▶ [MATERIAL PROVIDED]:
* Start *

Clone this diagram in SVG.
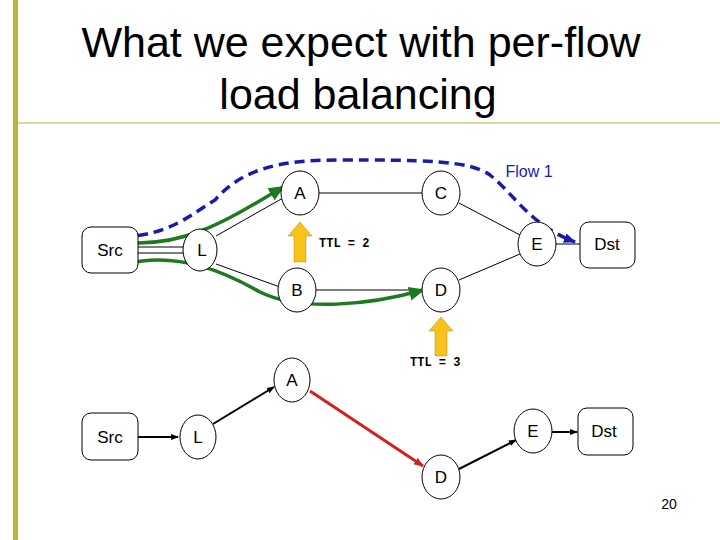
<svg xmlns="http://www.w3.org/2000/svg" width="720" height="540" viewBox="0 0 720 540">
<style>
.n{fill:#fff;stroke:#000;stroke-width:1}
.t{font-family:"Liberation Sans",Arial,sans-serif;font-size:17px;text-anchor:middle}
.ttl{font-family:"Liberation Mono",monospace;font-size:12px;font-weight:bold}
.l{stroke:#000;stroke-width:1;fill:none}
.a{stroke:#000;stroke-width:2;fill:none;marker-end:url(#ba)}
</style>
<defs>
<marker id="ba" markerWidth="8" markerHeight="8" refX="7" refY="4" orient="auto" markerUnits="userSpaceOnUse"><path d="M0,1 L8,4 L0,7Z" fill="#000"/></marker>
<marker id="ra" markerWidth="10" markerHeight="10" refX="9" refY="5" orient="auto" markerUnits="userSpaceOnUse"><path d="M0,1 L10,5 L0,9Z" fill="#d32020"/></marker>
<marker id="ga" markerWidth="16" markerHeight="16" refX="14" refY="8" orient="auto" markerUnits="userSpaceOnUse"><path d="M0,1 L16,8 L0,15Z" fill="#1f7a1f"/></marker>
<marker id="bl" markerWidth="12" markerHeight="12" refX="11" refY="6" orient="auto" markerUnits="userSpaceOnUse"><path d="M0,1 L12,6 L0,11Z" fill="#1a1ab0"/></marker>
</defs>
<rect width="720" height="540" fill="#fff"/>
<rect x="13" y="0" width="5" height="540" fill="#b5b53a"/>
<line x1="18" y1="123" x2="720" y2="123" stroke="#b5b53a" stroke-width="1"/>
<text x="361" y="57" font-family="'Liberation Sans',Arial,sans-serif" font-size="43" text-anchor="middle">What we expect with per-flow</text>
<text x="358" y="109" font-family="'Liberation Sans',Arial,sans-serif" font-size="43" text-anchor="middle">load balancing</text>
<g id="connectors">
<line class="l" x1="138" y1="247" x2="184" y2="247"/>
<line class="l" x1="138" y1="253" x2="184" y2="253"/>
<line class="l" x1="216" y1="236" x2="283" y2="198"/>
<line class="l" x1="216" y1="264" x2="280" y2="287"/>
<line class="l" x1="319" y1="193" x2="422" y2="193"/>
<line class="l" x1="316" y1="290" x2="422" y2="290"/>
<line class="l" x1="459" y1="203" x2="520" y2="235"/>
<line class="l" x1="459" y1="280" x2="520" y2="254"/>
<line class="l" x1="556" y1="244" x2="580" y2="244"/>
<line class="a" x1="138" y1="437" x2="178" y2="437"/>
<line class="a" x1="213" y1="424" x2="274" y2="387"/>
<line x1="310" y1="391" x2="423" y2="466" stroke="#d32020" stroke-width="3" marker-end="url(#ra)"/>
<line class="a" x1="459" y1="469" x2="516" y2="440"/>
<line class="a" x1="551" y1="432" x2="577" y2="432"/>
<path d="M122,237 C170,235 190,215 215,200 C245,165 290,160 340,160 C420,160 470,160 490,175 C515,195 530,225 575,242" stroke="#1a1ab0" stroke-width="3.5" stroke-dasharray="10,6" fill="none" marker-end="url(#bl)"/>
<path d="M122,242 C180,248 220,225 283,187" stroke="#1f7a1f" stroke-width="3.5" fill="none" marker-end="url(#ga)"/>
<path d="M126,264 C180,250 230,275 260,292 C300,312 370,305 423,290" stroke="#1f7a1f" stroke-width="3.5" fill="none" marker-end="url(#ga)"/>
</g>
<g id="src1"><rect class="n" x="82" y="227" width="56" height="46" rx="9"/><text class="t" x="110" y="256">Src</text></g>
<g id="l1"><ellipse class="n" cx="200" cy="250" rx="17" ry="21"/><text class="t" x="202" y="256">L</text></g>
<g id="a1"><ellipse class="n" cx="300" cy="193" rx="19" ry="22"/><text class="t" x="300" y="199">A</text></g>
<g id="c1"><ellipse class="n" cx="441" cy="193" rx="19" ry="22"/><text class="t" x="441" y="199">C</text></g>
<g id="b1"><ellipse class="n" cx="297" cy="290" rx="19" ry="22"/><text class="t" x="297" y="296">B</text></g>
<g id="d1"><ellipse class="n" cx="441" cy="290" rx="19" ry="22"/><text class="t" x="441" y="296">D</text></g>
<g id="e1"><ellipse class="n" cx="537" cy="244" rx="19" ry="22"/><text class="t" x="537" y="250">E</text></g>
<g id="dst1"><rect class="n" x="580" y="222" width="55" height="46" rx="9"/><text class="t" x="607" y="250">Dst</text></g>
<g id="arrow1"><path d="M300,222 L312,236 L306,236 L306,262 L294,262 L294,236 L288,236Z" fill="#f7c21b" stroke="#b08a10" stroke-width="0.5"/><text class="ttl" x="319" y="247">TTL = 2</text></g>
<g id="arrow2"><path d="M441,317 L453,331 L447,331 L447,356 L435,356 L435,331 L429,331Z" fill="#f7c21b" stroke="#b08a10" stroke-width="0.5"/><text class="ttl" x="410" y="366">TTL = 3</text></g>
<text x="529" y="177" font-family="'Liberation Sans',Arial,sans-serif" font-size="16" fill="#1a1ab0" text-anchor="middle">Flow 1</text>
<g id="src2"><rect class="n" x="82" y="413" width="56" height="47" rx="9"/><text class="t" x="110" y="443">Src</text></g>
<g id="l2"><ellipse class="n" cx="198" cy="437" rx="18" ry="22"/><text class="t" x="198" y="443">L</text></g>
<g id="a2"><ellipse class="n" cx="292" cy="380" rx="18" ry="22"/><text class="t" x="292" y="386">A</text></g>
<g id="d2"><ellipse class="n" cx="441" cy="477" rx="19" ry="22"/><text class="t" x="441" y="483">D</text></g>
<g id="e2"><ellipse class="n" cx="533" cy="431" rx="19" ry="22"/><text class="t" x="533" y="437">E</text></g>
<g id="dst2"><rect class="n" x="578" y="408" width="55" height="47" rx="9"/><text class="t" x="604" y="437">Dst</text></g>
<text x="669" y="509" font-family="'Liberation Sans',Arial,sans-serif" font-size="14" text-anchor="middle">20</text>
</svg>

* End *

▶ [EXERCISE REQUIREMENTS]: Reproduce the whole listing word for word, setting aside any pictures.

▶ [SOLVED PROBLEM]:
Clone this diagram in SVG.
<svg xmlns="http://www.w3.org/2000/svg" width="720" height="540" viewBox="0 0 720 540">
<style>
.n{fill:#fff;stroke:#000;stroke-width:1}
.t{font-family:"Liberation Sans",Arial,sans-serif;font-size:17px;text-anchor:middle}
.ttl{font-family:"Liberation Mono",monospace;font-size:12px;font-weight:bold}
.l{stroke:#000;stroke-width:1;fill:none}
.a{stroke:#000;stroke-width:2;fill:none;marker-end:url(#ba)}
</style>
<defs>
<marker id="ba" markerWidth="8" markerHeight="8" refX="7" refY="4" orient="auto" markerUnits="userSpaceOnUse"><path d="M0,1 L8,4 L0,7Z" fill="#000"/></marker>
<marker id="ra" markerWidth="10" markerHeight="10" refX="9" refY="5" orient="auto" markerUnits="userSpaceOnUse"><path d="M0,1 L10,5 L0,9Z" fill="#d32020"/></marker>
<marker id="ga" markerWidth="16" markerHeight="16" refX="14" refY="8" orient="auto" markerUnits="userSpaceOnUse"><path d="M0,1 L16,8 L0,15Z" fill="#1f7a1f"/></marker>
<marker id="bl" markerWidth="12" markerHeight="12" refX="11" refY="6" orient="auto" markerUnits="userSpaceOnUse"><path d="M0,1 L12,6 L0,11Z" fill="#1a1ab0"/></marker>
</defs>
<rect width="720" height="540" fill="#fff"/>
<rect x="13" y="0" width="5" height="540" fill="#b5b53a"/>
<line x1="18" y1="123" x2="720" y2="123" stroke="#b5b53a" stroke-width="1"/>
<text x="361" y="57" font-family="'Liberation Sans',Arial,sans-serif" font-size="43" text-anchor="middle">What we expect with per-flow</text>
<text x="358" y="109" font-family="'Liberation Sans',Arial,sans-serif" font-size="43" text-anchor="middle">load balancing</text>
<g id="connectors">
<line class="l" x1="138" y1="247" x2="184" y2="247"/>
<line class="l" x1="138" y1="253" x2="184" y2="253"/>
<line class="l" x1="216" y1="236" x2="283" y2="198"/>
<line class="l" x1="216" y1="264" x2="280" y2="287"/>
<line class="l" x1="319" y1="193" x2="422" y2="193"/>
<line class="l" x1="316" y1="290" x2="422" y2="290"/>
<line class="l" x1="459" y1="203" x2="520" y2="235"/>
<line class="l" x1="459" y1="280" x2="520" y2="254"/>
<line class="l" x1="556" y1="244" x2="580" y2="244"/>
<line class="a" x1="138" y1="437" x2="178" y2="437"/>
<line class="a" x1="213" y1="424" x2="274" y2="387"/>
<line x1="310" y1="391" x2="423" y2="466" stroke="#d32020" stroke-width="3" marker-end="url(#ra)"/>
<line class="a" x1="459" y1="469" x2="516" y2="440"/>
<line class="a" x1="551" y1="432" x2="577" y2="432"/>
<path d="M122,237 C170,235 190,215 215,200 C245,165 290,160 340,160 C420,160 470,160 490,175 C515,195 530,225 575,242" stroke="#1a1ab0" stroke-width="3.5" stroke-dasharray="10,6" fill="none" marker-end="url(#bl)"/>
<path d="M122,242 C180,248 220,225 283,187" stroke="#1f7a1f" stroke-width="3.5" fill="none" marker-end="url(#ga)"/>
<path d="M126,264 C180,250 230,275 260,292 C300,312 370,305 423,290" stroke="#1f7a1f" stroke-width="3.5" fill="none" marker-end="url(#ga)"/>
</g>
<g id="src1"><rect class="n" x="82" y="227" width="56" height="46" rx="9"/><text class="t" x="110" y="256">Src</text></g>
<g id="l1"><ellipse class="n" cx="200" cy="250" rx="17" ry="21"/><text class="t" x="202" y="256">L</text></g>
<g id="a1"><ellipse class="n" cx="300" cy="193" rx="19" ry="22"/><text class="t" x="300" y="199">A</text></g>
<g id="c1"><ellipse class="n" cx="441" cy="193" rx="19" ry="22"/><text class="t" x="441" y="199">C</text></g>
<g id="b1"><ellipse class="n" cx="297" cy="290" rx="19" ry="22"/><text class="t" x="297" y="296">B</text></g>
<g id="d1"><ellipse class="n" cx="441" cy="290" rx="19" ry="22"/><text class="t" x="441" y="296">D</text></g>
<g id="e1"><ellipse class="n" cx="537" cy="244" rx="19" ry="22"/><text class="t" x="537" y="250">E</text></g>
<g id="dst1"><rect class="n" x="580" y="222" width="55" height="46" rx="9"/><text class="t" x="607" y="250">Dst</text></g>
<g id="arrow1"><path d="M300,222 L312,236 L306,236 L306,262 L294,262 L294,236 L288,236Z" fill="#f7c21b" stroke="#b08a10" stroke-width="0.5"/><text class="ttl" x="319" y="247">TTL = 2</text></g>
<g id="arrow2"><path d="M441,317 L453,331 L447,331 L447,356 L435,356 L435,331 L429,331Z" fill="#f7c21b" stroke="#b08a10" stroke-width="0.5"/><text class="ttl" x="410" y="366">TTL = 3</text></g>
<text x="529" y="177" font-family="'Liberation Sans',Arial,sans-serif" font-size="16" fill="#1a1ab0" text-anchor="middle">Flow 1</text>
<g id="src2"><rect class="n" x="82" y="413" width="56" height="47" rx="9"/><text class="t" x="110" y="443">Src</text></g>
<g id="l2"><ellipse class="n" cx="198" cy="437" rx="18" ry="22"/><text class="t" x="198" y="443">L</text></g>
<g id="a2"><ellipse class="n" cx="292" cy="380" rx="18" ry="22"/><text class="t" x="292" y="386">A</text></g>
<g id="d2"><ellipse class="n" cx="441" cy="477" rx="19" ry="22"/><text class="t" x="441" y="483">D</text></g>
<g id="e2"><ellipse class="n" cx="533" cy="431" rx="19" ry="22"/><text class="t" x="533" y="437">E</text></g>
<g id="dst2"><rect class="n" x="578" y="408" width="55" height="47" rx="9"/><text class="t" x="604" y="437">Dst</text></g>
<text x="669" y="509" font-family="'Liberation Sans',Arial,sans-serif" font-size="14" text-anchor="middle">20</text>
</svg>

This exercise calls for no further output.